Congratulations in advance.


----------



## Linuxpro (Jan 28, 2013)

BBCWatcher said:


> Try to get an official copy of your marriage certificate before you leave the U.S. You don't have to wait for a copy with an apostille for Singapore immigration purposes, though I recommend getting one copy with apostille to hang onto for other, future purposes. But the latter can wait and arrive by mail if you don't have time.
> 
> Be careful (or at least aware) of U.S. and California income tax obligations. California is one of the states that has a broad definition of residence for state income tax purposes. Your wife has an interesting decision to make whether she should participate in a joint tax filing with you starting with tax year 2014. That's something called a Section 6013(g) election. If you're already owing U.S. income tax -- you earn more than the Foreign Earned Income and Foreign Housing Exclusions, and/or you have significant passive income -- then the household may be better off financially if she makes that election. Otherwise, probably not.
> 
> ...


We already plan to get the marriage license on the day of the wedding. What is an apostille?

We are getting her a SSN so we can file taxes together. We are using an Arizona address. Arizona does not tax income from outside of its borders. The USA only taxes foreign income over 90K. We do not make 180k together. I owe no taxes.


----------



## BBCWatcher (Dec 28, 2012)

Why would you use an address in Arizona on your tax return if you live in Singapore?

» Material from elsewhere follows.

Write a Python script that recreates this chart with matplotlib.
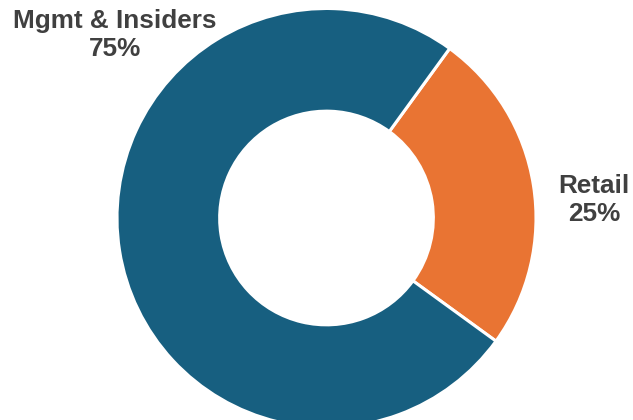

An apostille is a document certification that helps with international acceptance of that document among Hague Convention countries. In California that certification is issued by the California Secretary of State, and San Francisco municipal authorities will know what they are. Over your lifetimes together it's highly likely you'll need a copy of your marriage certificate with that certification. Get one, and keep it in your personal files until then.


----------



## Linuxpro (Jan 28, 2013)

BBCWatcher said:


> Why would you use an address in Arizona on your tax return if you live in Singapore?
> 
> An apostille is a document certification that helps with international acceptance of that document among Hague Convention countries. In California that certification is issued by the California Secretary of State, and San Francisco municipal authorities will know what they are. Over your lifetimes together it's highly likely you'll need a copy of your marriage certificate with that certification. Get one, and keep it in your personal files until then.


Ok, i will ask about the apostille.

I use the Arizona address for bank accounts, and i used it for my i129F. The department of social security requires a USA address. My brother lives there. Up until recently my Jeep was located there. I still have a storage shed. It is time to clean it out. I have no plan to live in the USA again.


----------



## BBCWatcher (Dec 28, 2012)

That's all well and good -- and completely irrelevant. The IRS doesn't require a U.S. address.


----------



## simonsays (Feb 11, 2009)

beppi said:


> You can get a DP for her if you are legally married (so get the marriage cert recognized by the Singapore authorities first and your status updated) and earn above S$4000/month..


4,000 is a guideline, but of now, less than 4,800 has fat chance of rejection ..

I suspect OP earns more than that anyway.


----------



## simonsays (Feb 11, 2009)

PS, from a past post ... op earns enough to get DP seamlessly .. hopefully


----------